Glaciers elsewhere in Central Asia – in China to the east, and Kyrgyzstan and Tajikistan to the south – will eventually decline as well. But the biggest effect will be further south, where countless glaciers feed the great river basins of Asia.


Across the Tibetan Plateau and in the Himalayan and Karakoram ranges, the glaciers number in the thousands and the people who rely on them in the hundreds of millions, along rivers like the Indus in Pakistan, the Ganges and Brahmaputra in India, the Yellow and Yangtze in China and the Mekong in south-east Asia.


Eventually these rivers will be affected by glacial retreat, says Arthur Lutz, a hydrologist with FutureWater, a Dutch water-resources consulting firm.

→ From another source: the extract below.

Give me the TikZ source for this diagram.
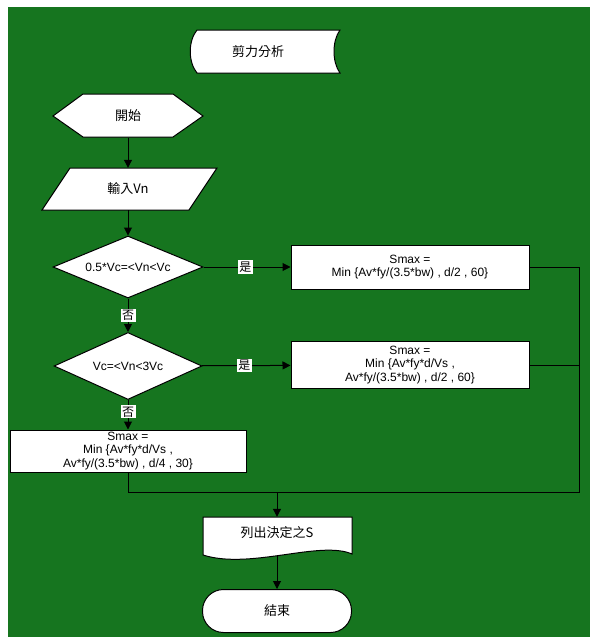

The timing may vary; the Indus, for example, is more dependent on glacial melt than the Ganges, which receives much of its water from the monsoon.


Either way, Lutz says, "the total sum of water you get from the mountains is likely to increase until about the 2050s".


In the mountains of Kazakhstan, the decline may start sooner. Much of the water from the Tuyuksu and other glaciers eventually reaches the lowlands north of Almaty, where it irrigates crops. When flows in these rivers begin to decline, the region's farmers could face a crisis.


Most of the irrigation works in the region date from the Soviet era. They are old, run down and inefficient: Many canals and ditches are lined with earth, not concrete, so water leaks from them.


The water is not managed well. Most farmers now take whatever water they need, without having to account for how much they use. There is not much incentive, or money, to install improvements like drip irrigation that would save water and improve productivity.


But more efficient water management is what Kazakhstan needs to prepare for the days when the flow from glacier-fed rivers starts to drop off.